The bill would allow a governor to issue a state of emergency. However, only the legislature can agree to extend it and has the ability to terminate it. There's a provision for public hearings on extensions. The bill also sets limits on fines for violation of public health orders and reins in the power of some restrictions, including "stay at home" orders.
"Every power and order that the executive branch and the health department have been using, are legislative powers," Senate Majority Leader Evan Vickers, R-Cedar City, told FOX 13. "The legislature has allowed them to use those, so I think it’s appropriate that the legislature would have oversight."
Lawmakers have complained about Gov. Herbert's public health orders, including mask mandates and limits on gathering sizes. Provisions in the bill also block restrictions on religious gatherings.
"Yes, I had some disagreements with some of those," Sen. Vickers said of Gov. Herbert's COVID-19 health orders. "But quite frankly, Monday-morning quarterbacking this, they did what they felt was appropriate. And if you look at the results we had in this state and some pressure maybe from the legislature, we’re in a pretty good place."
But the bill also allows counties to issue orders as they deem necessary. Salt Lake County Mayor Jenny Wilson had difficulty getting Gov. Herbert to issue a mask mandate. He finally relented and allowed her to issue her own, then allowed other communities to do the same before finally issuing a statewide mask mandate that has been in place since November.
Governor Spencer Cox's office told FOX 13 on Friday that it is working with the legislature to find a "balance" on the bill. But some public health groups have expressed concerns about it.
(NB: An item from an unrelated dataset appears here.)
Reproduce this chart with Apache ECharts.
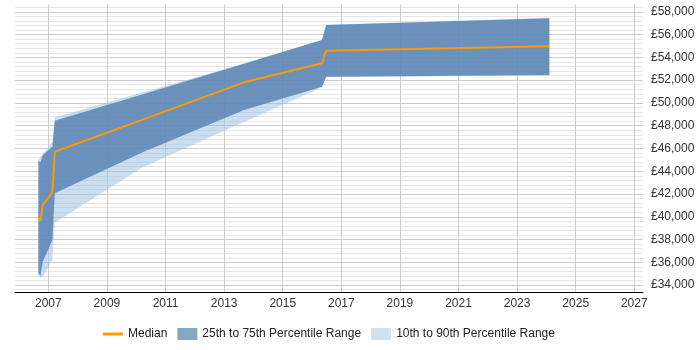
<!DOCTYPE html>
<html>
<head>
<meta charset="utf-8">
<script src="https://cdn.jsdelivr.net/npm/echarts@6/dist/echarts.min.js"></script>
<style>
  html, body { margin: 0; padding: 0; background: #fff; }
  #chart { width: 700px; height: 350px; }
</style>
</head>
<body>
<div id="chart"></div>
<script>
// decimal years of each data point
const years = [2006.66, 2006.73, 2006.81, 2007.14, 2007.22, 2010.2, 2013.68, 2016.34, 2016.48, 2024.1];
const median = [39960, 39660, 41040, 42150, 45720, 48510, 51810, 53480, 54590, 54980];
const p25 = [35040, 34800, 36060, 37960, 42060, 45650, 49380, 51420, 52300, 52450];
const p75 = [44930, 44790, 45430, 46160, 48440, 50750, 53440, 55520, 56840, 57430];
const p10 = [34900, 34600, 34740, 36200, 39480, 44330, 48330, 51380, 52250, 52400];
const p90 = [44930, 45280, 45520, 46600, 48740, 50920, 53460, 55540, 56870, 57480];

const xTicks = [2007, 2009, 2011, 2013, 2015, 2017, 2019, 2021, 2023, 2025, 2027];
const yLabels = [34000, 36000, 38000, 40000, 42000, 44000, 46000, 48000, 50000, 52000, 54000, 56000, 58000];

// horizontal grid every 400, darker every 2000
const yGrid = [];
for (let v = 33600; v <= 58400; v += 400) yGrid.push(v);

const FONT = "'Liberation Sans', Arial, sans-serif";

// one polygon per band: upper edge forward, lower edge back
function bandSeries(name, lo, hi, fill, legendColor, z) {
    return {
        name: name,
        type: 'custom',
        z: z,
        silent: true,
        itemStyle: { color: legendColor },
        data: years.map((y, i) => [y, lo[i], hi[i]]),
        encode: { x: 0, y: [1, 2] },
        renderItem: (params, api) => {
            if (params.dataIndex !== 0) return null;
            const pts = [];
            for (let i = 0; i < years.length; i++) pts.push(api.coord([years[i], hi[i]]));
            for (let i = years.length - 1; i >= 0; i--) pts.push(api.coord([years[i], lo[i]]));
            return {
                type: 'polygon',
                shape: { points: pts },
                style: { fill: fill, stroke: null }
            };
        }
    };
}

const chart = echarts.init(document.getElementById('chart'));

const option = {
    animation: false,
    textStyle: { fontFamily: FONT },
    grid: { left: 15, right: 57, top: 5, bottom: 58 },
    legend: {
        top: 323,
        left: 98,
        itemWidth: 20,
        itemHeight: 12,
        itemGap: 10,
        textStyle: { fontFamily: FONT, fontSize: 12, color: '#222' },
        data: [
            { name: 'Median', icon: 'path://M0,0 L20,0 L20,3 L0,3 Z', itemStyle: { color: '#ff9900' } },
            { name: '25th to 75th Percentile Range', icon: 'rect', itemStyle: { color: '#87a6c6' } },
            { name: '10th to 90th Percentile Range', icon: 'rect', itemStyle: { color: '#d0e0ef' } }
        ]
    },
    xAxis: {
        type: 'value',
        min: 2005.862,
        max: 2027.297,
        axisLine: { show: true, onZero: false, lineStyle: { color: '#000', width: 1 } },
        axisTick: { show: false, customValues: xTicks },
        axisLabel: {
            customValues: xTicks,
            formatter: (v) => String(v),
            color: '#333',
            fontSize: 12,
            fontFamily: FONT,
            margin: 6
        },
        splitLine: { show: true, lineStyle: { color: '#cccccc', width: 1 } }
    },
    yAxis: {
        type: 'value',
        position: 'right',
        min: 33400,
        max: 58600,
        axisLine: { show: false },
        axisTick: { show: false, customValues: yGrid },
        axisLabel: {
            customValues: yLabels,
            formatter: (v) => '£' + v.toLocaleString('en-GB'),
            color: '#333',
            fontSize: 12,
            fontFamily: FONT,
            margin: 8
        },
        splitLine: {
            show: true,
            lineStyle: {
                width: 1,
                color: ['#e6e6e6', '#cccccc', '#e6e6e6', '#e6e6e6', '#e6e6e6']
            }
        }
    },
    series: [
        bandSeries('10th to 90th Percentile Range', p10, p90, 'rgba(160,195,228,0.55)', '#d0e0ef', 2),
        bandSeries('25th to 75th Percentile Range', p25, p75, 'rgba(83,128,175,0.8)', '#87a6c6', 3),
        {
            name: 'Median',
            type: 'line',
            data: years.map((y, i) => [y, median[i]]),
            symbol: 'none',
            z: 5,
            itemStyle: { color: '#ff9900' },
            lineStyle: { color: '#ff9900', width: 2 }
        }
    ]
};

chart.setOption(option);
</script>
</body>
</html>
"We have concerns about the ability of an elected official to override the rules and authority of a health department to make medically and scientifically based decisions in the best interest of public health," said Maryann Martindale, the executive director of the Utah Academy of Family Physicians, in a statement.
"Ideally, health authorities and elected officials would work together to make decisions that are in the best interest of the general public. We are concerned that this bill will shift the balance away from sound health-based decisions—especially during emergencies—to the whims of political influence."
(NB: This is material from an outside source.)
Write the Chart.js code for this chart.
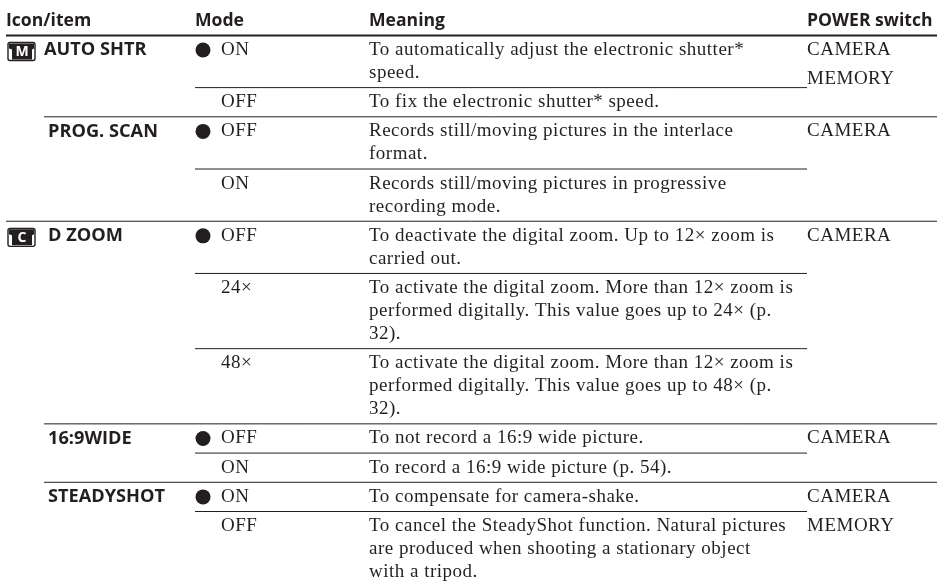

Asked if the Senate was inserting itself into public health decisions, the senate president insisted they were not.
"Those policy things I think come back to those elected officials, not those appointed," Sen. Adams said. "Surely, we need to be aware. We’d have the political consequences of ignoring recommendations, but we haven’t taken them totally away."
Senate Democrats were also involved in negotiations over the bill. Senate Minority Whip Luz Escamilla, D-Salt Lake City, said they were in support of the bill.
"I think this bill will provide transparency and allow the public to engage and the public, I feel, haven’t been able to engage fully," she said.
The bill is expected to be heard in a Senate committee this week.